Между тем молчание становилось всё тягостнее.
— Ну что же, — сказал Стрижников, — выходит, одно из двух: или виновных среди вас нет, или они не имеют мужества признаться в своей вине и объяснить её. — Он с укоризной посмотрел на своих воспитанников.
Дуся испытывал на себе железную тяжесть его осуждающего взгляда. Чувство стыда жгло и давило грудь. Он готов был шагнуть вперёд и признаться во всём. Слова капитан-лейтенанта о том, что у них не хватает мужества, больно укололи его самолюбие, но он всё время помнил о наказе Метелицына держать язык за зубами и не двигался с места. Улучив момент, он искоса посмотрел на своего приятеля. Тропиночкин стойл напыженный, красный; большая голова делала его похожим на гриб, и капли пота, стекавшие по виску, выдавали испытываемое им волнение.
Наступила снова тягостная пауза.
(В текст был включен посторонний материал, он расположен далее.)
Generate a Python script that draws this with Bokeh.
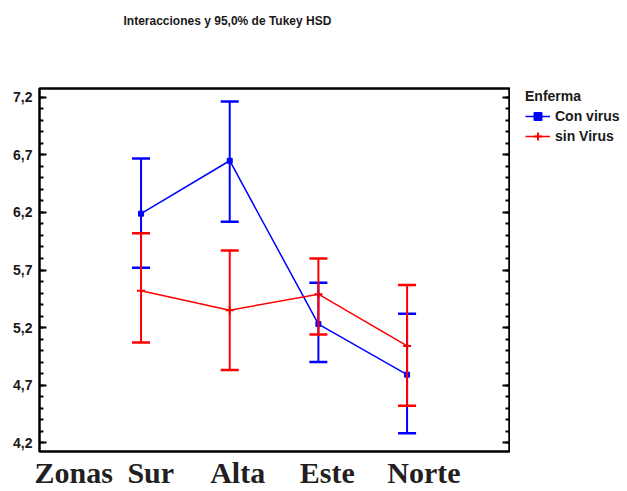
from bokeh.plotting import figure
from bokeh.layouts import row
from bokeh.models import (Range1d, LinearAxis, FixedTicker, CustomJSTickFormatter,
                          ColumnDataSource, Whisker, TeeHead, Legend, LegendItem, Title)
from bokeh.embed import file_html
from bokeh.resources import INLINE

# ---- data ----
zonas = ["Sur", "Alta", "Este", "Norte"]
x_pos = [1, 2, 3, 4]
con_mean = [6.19, 6.65, 5.23, 4.79]
con_upper = [6.67, 7.165, 5.59, 5.32]
con_lower = [5.72, 6.12, 4.90, 4.28]
sin_mean = [5.52, 5.35, 5.49, 5.04]
sin_upper = [6.02, 5.87, 5.80, 5.57]
sin_lower = [5.07, 4.83, 5.14, 4.52]
series_names = ["Con virus", "sin Virus"]
y_ticks = [4.2, 4.7, 5.2, 5.7, 6.2, 6.7, 7.2]
y_minor = [round(4.2 + 0.1 * i, 1) for i in range(31)]
x_label_text = ["Zonas", "Sur", "Alta", "Este", "Norte"]
x_label_pos = [0.24, 1.11, 2.09, 3.10, 4.19]

SANS = "Liberation Sans"
TXT = "#1a1a1a"

p = figure(width=510, height=491, output_backend="svg", toolbar_location=None,
           x_range=Range1d(-0.145, 5.155), y_range=Range1d(4.122, 7.278),
           x_axis_location=None, y_axis_location=None, title=None,
           min_border_left=39, min_border_right=1, min_border_top=86, min_border_bottom=0)
p.grid.visible = False
p.outline_line_color = "black"
p.outline_line_width = 2.5
p.background_fill_color = "white"
p.border_fill_color = "white"

# spacer (closest to frame) then the real title above it
p.add_layout(Title(text=" ", standoff=44, text_font_size="1px"), "above")
p.add_layout(Title(text="Interacciones y 95,0% de Tukey HSD", align="left", offset=84,
                   vertical_align="top", standoff=24, text_font=SANS,
                   text_font_size="12px", text_font_style="bold", text_color=TXT), "above")

yfmt = CustomJSTickFormatter(code="return tick.toFixed(1).replace('.', ',');")
left = LinearAxis(ticker=FixedTicker(ticks=y_ticks, minor_ticks=y_minor), formatter=yfmt,
                  major_tick_in=7, major_tick_out=0, minor_tick_in=4, minor_tick_out=0,
                  major_tick_line_width=2, minor_tick_line_width=2,
                  axis_line_color=None, major_label_standoff=7,
                  major_label_text_font=SANS, major_label_text_font_size="14px",
                  major_label_text_font_style="bold", major_label_text_color=TXT)
p.add_layout(left, "left")

right = LinearAxis(ticker=FixedTicker(ticks=y_ticks, minor_ticks=y_minor),
                   formatter=CustomJSTickFormatter(code="return '';"),
                   major_tick_in=7, major_tick_out=0, minor_tick_in=4, minor_tick_out=0,
                   major_tick_line_width=2, minor_tick_line_width=2,
                   axis_line_color=None, major_label_standoff=0)
p.add_layout(right, "right")

below = LinearAxis(ticker=FixedTicker(ticks=x_label_pos, minor_ticks=[]),
                   formatter=CustomJSTickFormatter(args=dict(labels=x_label_text),
                                                   code="return labels[index];"),
                   major_tick_in=0, major_tick_out=0, major_tick_line_color=None,
                   minor_tick_line_color=None, axis_line_color=None,
                   major_label_standoff=4, major_label_text_font="Liberation Serif",
                   major_label_text_font_size="30px", major_label_text_font_style="bold",
                   major_label_text_color="#231f20")
p.add_layout(below, "below")

src_con = ColumnDataSource(dict(x=x_pos, mean=con_mean, upper=con_upper, lower=con_lower, zona=zonas))
src_sin = ColumnDataSource(dict(x=x_pos, mean=sin_mean, upper=sin_upper, lower=sin_lower, zona=zonas))

for src, col in ((src_con, "blue"), (src_sin, "red")):
    w = Whisker(source=src, base="x", upper="upper", lower="lower",
                line_color=col, line_width=2, level="glyph",
                upper_head=TeeHead(size=18, line_color=col, line_width=2.5),
                lower_head=TeeHead(size=18, line_color=col, line_width=2.5))
    p.add_layout(w)

p.line("x", "mean", source=src_con, line_color="blue", line_width=1.5)
p.scatter("x", "mean", source=src_con, marker="square", size=5,
          fill_color="blue", line_color="blue")
p.line("x", "mean", source=src_sin, line_color="red", line_width=1.5)
p.scatter("x", "mean", source=src_sin, marker="cross", size=8,
          line_color="red", line_width=2)

# ---- legend panel (separate figure to the right) ----
lg = figure(width=117, height=491, output_backend="svg", toolbar_location=None,
            x_range=Range1d(0, 1), y_range=Range1d(0, 1),
            x_axis_location=None, y_axis_location=None, title=None,
            min_border_left=15, min_border_right=0, min_border_top=88, min_border_bottom=40)
lg.grid.visible = False
lg.outline_line_color = None
lg.background_fill_color = "white"
lg.border_fill_color = "white"
# legend-only renderers: their points sit outside the legend panel's visible range
off = dict(x=[-5, -4], y=[-5, -4])
ll1 = lg.line(x=off["x"], y=off["y"], line_color="blue", line_width=1.5)
ls1 = lg.scatter(x=off["x"], y=off["y"], marker="square", size=5, fill_color="blue", line_color="blue")
ll2 = lg.line(x=off["x"], y=off["y"], line_color="red", line_width=1.5)
ls2 = lg.scatter(x=off["x"], y=off["y"], marker="cross", size=8, line_color="red", line_width=2)

legend = Legend(items=[LegendItem(label=series_names[0], renderers=[ll1, ls1]),
                       LegendItem(label=series_names[1], renderers=[ll2, ls2])],
                title="Enferma", location="top_left",
                title_text_font=SANS, title_text_font_size="14px",
                title_text_font_style="bold", title_text_color=TXT,
                label_text_font=SANS, label_text_font_size="14px",
                label_text_font_style="bold", label_text_color=TXT,
                border_line_color=None, background_fill_alpha=0,
                padding=5, margin=0, spacing=0, glyph_width=25, glyph_height=20,
                label_height=20, label_standoff=5, title_standoff=2)
lg.add_layout(legend, "center")

layout = row(p, lg, spacing=0)
open("out.html", "w").write(file_html(layout, INLINE))
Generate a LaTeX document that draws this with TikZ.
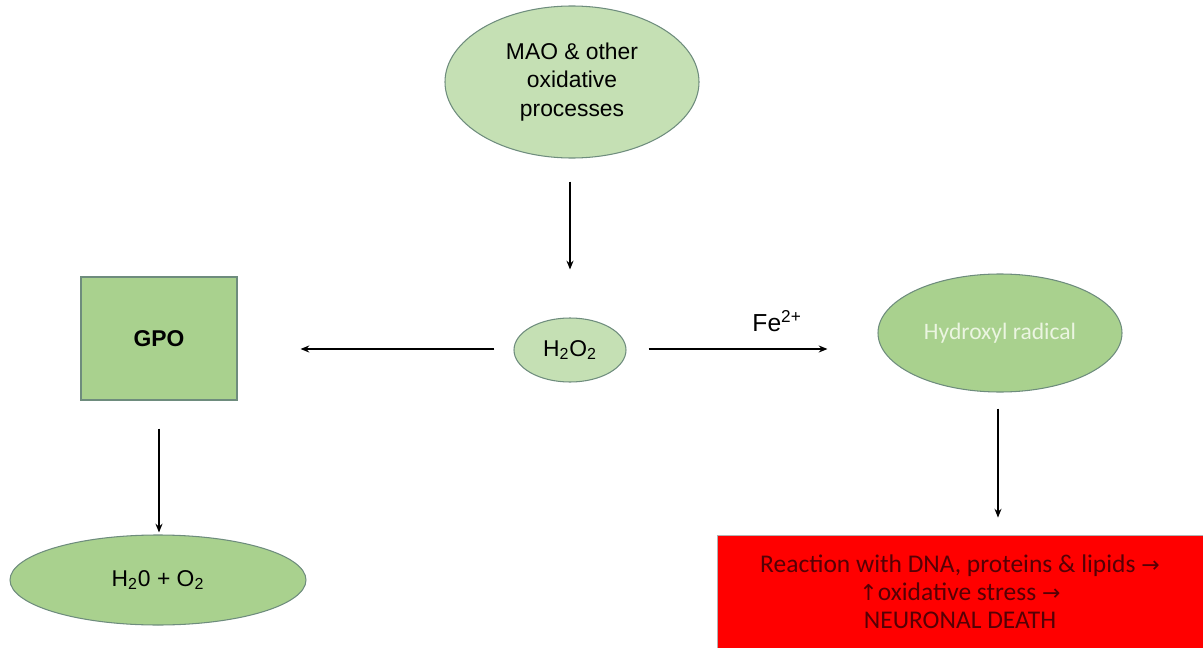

Наконец Стрижников продолжил:
— Я думал, что если мы с вами поговорим откровенно, то и вам и мне будет лучше. Ведь всё, что происходит и будет ещё происходить хорошего и плохого у каждого из нас, всегда будет касаться нас всех, всей роты. Нам не следует поэтому скрывать что-либо друг от друга. Мы должны жить единой, дружной морской семьёй. Я прошу всех вас подумать об этом.
Тут Стрижников посмотрел на свои ручные часы и приказал вести роту на завтрак.
За столом мальчики смущённо перешёптывались.
Дуся взглянул на Тропиночкина: тот сидел красный, сосредоточенно уставившись в тарелку, и ничего не ел.
Подали пирог — настоящий домашний пирог с мясом и рисом. Но Тропиночкин отказался от пирога.
— Мне есть не хочется, — сказал он старшине второй статьи Алексееву. — Меня чего-то полежать клонит.
Прямо из-за стола его отвели к врачу. После завтрака стало известно, что у Тропиночкина жар и что его оставили в лазарете.